Your task is to repeat the listing exactly.

>> START Dataset extract

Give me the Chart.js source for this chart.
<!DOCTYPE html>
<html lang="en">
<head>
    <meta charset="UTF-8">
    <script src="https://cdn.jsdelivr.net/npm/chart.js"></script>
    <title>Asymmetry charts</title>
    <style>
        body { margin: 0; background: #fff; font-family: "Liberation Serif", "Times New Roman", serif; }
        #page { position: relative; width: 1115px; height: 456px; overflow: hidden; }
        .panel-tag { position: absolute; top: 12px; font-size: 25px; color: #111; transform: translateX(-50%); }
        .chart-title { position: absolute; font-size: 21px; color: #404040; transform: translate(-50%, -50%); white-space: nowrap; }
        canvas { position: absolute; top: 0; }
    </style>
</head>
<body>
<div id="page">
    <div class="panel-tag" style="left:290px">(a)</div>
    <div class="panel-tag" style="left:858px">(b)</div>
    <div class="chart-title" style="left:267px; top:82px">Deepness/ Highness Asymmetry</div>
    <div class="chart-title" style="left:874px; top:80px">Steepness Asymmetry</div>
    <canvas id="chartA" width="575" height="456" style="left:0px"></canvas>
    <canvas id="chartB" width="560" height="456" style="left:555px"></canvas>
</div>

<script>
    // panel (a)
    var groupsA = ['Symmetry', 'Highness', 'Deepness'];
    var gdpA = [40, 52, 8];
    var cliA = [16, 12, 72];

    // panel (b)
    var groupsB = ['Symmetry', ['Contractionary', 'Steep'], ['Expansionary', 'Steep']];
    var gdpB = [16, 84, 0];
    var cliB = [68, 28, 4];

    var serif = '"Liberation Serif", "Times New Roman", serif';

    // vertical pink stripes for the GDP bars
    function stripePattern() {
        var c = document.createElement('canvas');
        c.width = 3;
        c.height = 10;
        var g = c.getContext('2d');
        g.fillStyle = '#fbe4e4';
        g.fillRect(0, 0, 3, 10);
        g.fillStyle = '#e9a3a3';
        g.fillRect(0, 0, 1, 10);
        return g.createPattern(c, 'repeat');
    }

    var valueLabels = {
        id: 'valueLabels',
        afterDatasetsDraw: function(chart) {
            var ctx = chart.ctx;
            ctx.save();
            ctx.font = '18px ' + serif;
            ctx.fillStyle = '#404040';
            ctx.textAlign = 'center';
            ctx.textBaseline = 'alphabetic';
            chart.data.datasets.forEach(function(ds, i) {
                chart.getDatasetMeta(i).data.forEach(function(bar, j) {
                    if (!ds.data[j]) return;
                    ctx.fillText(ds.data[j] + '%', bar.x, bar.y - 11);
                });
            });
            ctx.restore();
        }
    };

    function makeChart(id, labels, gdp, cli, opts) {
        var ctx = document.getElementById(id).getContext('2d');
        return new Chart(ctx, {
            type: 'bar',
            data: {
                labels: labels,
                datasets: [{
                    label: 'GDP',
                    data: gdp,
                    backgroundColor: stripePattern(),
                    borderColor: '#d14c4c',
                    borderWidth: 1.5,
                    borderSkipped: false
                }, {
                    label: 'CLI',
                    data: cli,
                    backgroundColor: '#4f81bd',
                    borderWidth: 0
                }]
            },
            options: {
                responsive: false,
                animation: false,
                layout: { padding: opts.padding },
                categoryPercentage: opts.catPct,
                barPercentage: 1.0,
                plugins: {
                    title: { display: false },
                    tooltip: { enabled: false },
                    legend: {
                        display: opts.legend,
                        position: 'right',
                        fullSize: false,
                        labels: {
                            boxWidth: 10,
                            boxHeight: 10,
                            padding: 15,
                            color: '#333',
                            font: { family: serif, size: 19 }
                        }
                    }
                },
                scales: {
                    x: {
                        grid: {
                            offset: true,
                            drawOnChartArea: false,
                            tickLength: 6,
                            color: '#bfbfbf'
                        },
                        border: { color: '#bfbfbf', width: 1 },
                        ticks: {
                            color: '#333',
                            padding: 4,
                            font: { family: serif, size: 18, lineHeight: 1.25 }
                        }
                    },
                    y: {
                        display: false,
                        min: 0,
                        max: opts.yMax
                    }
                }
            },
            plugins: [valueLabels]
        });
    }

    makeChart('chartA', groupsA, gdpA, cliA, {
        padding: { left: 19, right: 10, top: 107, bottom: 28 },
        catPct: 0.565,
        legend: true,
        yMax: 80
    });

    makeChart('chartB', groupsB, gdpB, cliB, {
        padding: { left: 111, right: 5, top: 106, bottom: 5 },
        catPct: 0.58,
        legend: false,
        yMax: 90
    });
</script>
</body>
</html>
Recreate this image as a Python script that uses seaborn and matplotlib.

>> END Dataset extract

■ **Final answer**:
Give me the Chart.js source for this chart.
<!DOCTYPE html>
<html lang="en">
<head>
    <meta charset="UTF-8">
    <script src="https://cdn.jsdelivr.net/npm/chart.js"></script>
    <title>Asymmetry charts</title>
    <style>
        body { margin: 0; background: #fff; font-family: "Liberation Serif", "Times New Roman", serif; }
        #page { position: relative; width: 1115px; height: 456px; overflow: hidden; }
        .panel-tag { position: absolute; top: 12px; font-size: 25px; color: #111; transform: translateX(-50%); }
        .chart-title { position: absolute; font-size: 21px; color: #404040; transform: translate(-50%, -50%); white-space: nowrap; }
        canvas { position: absolute; top: 0; }
    </style>
</head>
<body>
<div id="page">
    <div class="panel-tag" style="left:290px">(a)</div>
    <div class="panel-tag" style="left:858px">(b)</div>
    <div class="chart-title" style="left:267px; top:82px">Deepness/ Highness Asymmetry</div>
    <div class="chart-title" style="left:874px; top:80px">Steepness Asymmetry</div>
    <canvas id="chartA" width="575" height="456" style="left:0px"></canvas>
    <canvas id="chartB" width="560" height="456" style="left:555px"></canvas>
</div>

<script>
    // panel (a)
    var groupsA = ['Symmetry', 'Highness', 'Deepness'];
    var gdpA = [40, 52, 8];
    var cliA = [16, 12, 72];

    // panel (b)
    var groupsB = ['Symmetry', ['Contractionary', 'Steep'], ['Expansionary', 'Steep']];
    var gdpB = [16, 84, 0];
    var cliB = [68, 28, 4];

    var serif = '"Liberation Serif", "Times New Roman", serif';

    // vertical pink stripes for the GDP bars
    function stripePattern() {
        var c = document.createElement('canvas');
        c.width = 3;
        c.height = 10;
        var g = c.getContext('2d');
        g.fillStyle = '#fbe4e4';
        g.fillRect(0, 0, 3, 10);
        g.fillStyle = '#e9a3a3';
        g.fillRect(0, 0, 1, 10);
        return g.createPattern(c, 'repeat');
    }

    var valueLabels = {
        id: 'valueLabels',
        afterDatasetsDraw: function(chart) {
            var ctx = chart.ctx;
            ctx.save();
            ctx.font = '18px ' + serif;
            ctx.fillStyle = '#404040';
            ctx.textAlign = 'center';
            ctx.textBaseline = 'alphabetic';
            chart.data.datasets.forEach(function(ds, i) {
                chart.getDatasetMeta(i).data.forEach(function(bar, j) {
                    if (!ds.data[j]) return;
                    ctx.fillText(ds.data[j] + '%', bar.x, bar.y - 11);
                });
            });
            ctx.restore();
        }
    };

    function makeChart(id, labels, gdp, cli, opts) {
        var ctx = document.getElementById(id).getContext('2d');
        return new Chart(ctx, {
            type: 'bar',
            data: {
                labels: labels,
                datasets: [{
                    label: 'GDP',
                    data: gdp,
                    backgroundColor: stripePattern(),
                    borderColor: '#d14c4c',
                    borderWidth: 1.5,
                    borderSkipped: false
                }, {
                    label: 'CLI',
                    data: cli,
                    backgroundColor: '#4f81bd',
                    borderWidth: 0
                }]
            },
            options: {
                responsive: false,
                animation: false,
                layout: { padding: opts.padding },
                categoryPercentage: opts.catPct,
                barPercentage: 1.0,
                plugins: {
                    title: { display: false },
                    tooltip: { enabled: false },
                    legend: {
                        display: opts.legend,
                        position: 'right',
                        fullSize: false,
                        labels: {
                            boxWidth: 10,
                            boxHeight: 10,
                            padding: 15,
                            color: '#333',
                            font: { family: serif, size: 19 }
                        }
                    }
                },
                scales: {
                    x: {
                        grid: {
                            offset: true,
                            drawOnChartArea: false,
                            tickLength: 6,
                            color: '#bfbfbf'
                        },
                        border: { color: '#bfbfbf', width: 1 },
                        ticks: {
                            color: '#333',
                            padding: 4,
                            font: { family: serif, size: 18, lineHeight: 1.25 }
                        }
                    },
                    y: {
                        display: false,
                        min: 0,
                        max: opts.yMax
                    }
                }
            },
            plugins: [valueLabels]
        });
    }

    makeChart('chartA', groupsA, gdpA, cliA, {
        padding: { left: 19, right: 10, top: 107, bottom: 28 },
        catPct: 0.565,
        legend: true,
        yMax: 80
    });

    makeChart('chartB', groupsB, gdpB, cliB, {
        padding: { left: 111, right: 5, top: 106, bottom: 5 },
        catPct: 0.58,
        legend: false,
        yMax: 90
    });
</script>
</body>
</html>
Recreate this image as a Python script that uses seaborn and matplotlib.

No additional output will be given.